Tuesday, July 24, 2012


Not too long ago, The Star frontpaged a report on falling street crime figures that was celebrated by the government, but met with much skepticism by the public. Subsequent well-publicised snatch thefts and mall carpark robberies had the government scrambling to respond, while deepening the public sense that the numbers are a sham.

I don't like dismissing government statistics out of hand; I think reflexively rubbishing the numbers is both excessively pessimistic and rather unreasonable. Still, street crime figures, to me, tell another story, and not just because of the many tales from victims turned away from lodging police reports.

It will take a concerted effort, and a lot of time, for Malaysian trust in the police, and thus belief in their safety, to improve

Before I get into that, I'm going to comment briefly on public perceptions of their safety. The reason much of the public doesn't buy the figures is simple: there is, at present, an immense crisis of trust with Malaysian law enforcement. The aforementioned tales play a part, as do the stories of corruption, violence against suspects in custody and lack of frequent patrols in many urban areas. But remedying this will take more than just responding to those complaints, and a very long time indeed, so in the foreseeable future, Malaysians will be more pessimistic about their safety than the numbers make reasonable to be.

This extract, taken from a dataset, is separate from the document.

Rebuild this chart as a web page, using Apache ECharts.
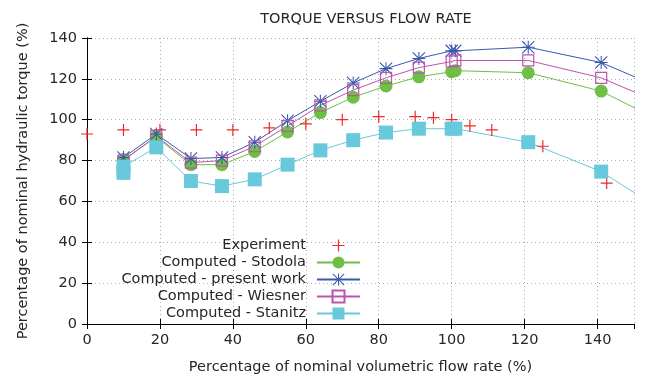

Moving to the main thrust of the piece: what else do street crime figures tell us? I will give the government and the police some credit for the fall in street crimes, but then, they only tell part of the story. Street crimes are, after all, committed mainly by youth, out of need. As the Malaysian economy grows, I believe it is more likely that crime will move into the shadows, out of the public eye. I speak, of course, about organized crime, international syndicate activity and corporate crime.

Does the government have the gumption to stand up to the vested interests that profit from corporate crime?

Malaysia's international record on people and drug smuggling has to improve significantly, and it doesn't appear that government policy focuses adequately on corporate crime. Enforcement of laws on the latter issue are fragmented among five different agencies; meanwhile, Malaysia remains a Tier 2 nation on the US State Department's human trafficking watch list.

As the nation's per capita income continues to grow (and hopefully more inclusively than at present), socioeconomic improvement means less people will turn to street crime to get by. However, it also means a bigger lure for, shall we say, more professional crime. This simple fact means the nation needs to ask itself two questions. The first is this: Will the government be able to shift its resources and focus to the latter?

Over time, more crime will move out of dark alleys, and into the gilded halls of wealthy and ruthless syndicates.
The second question? Will Malaysians continue to press their government on crime once it fades into the shadows?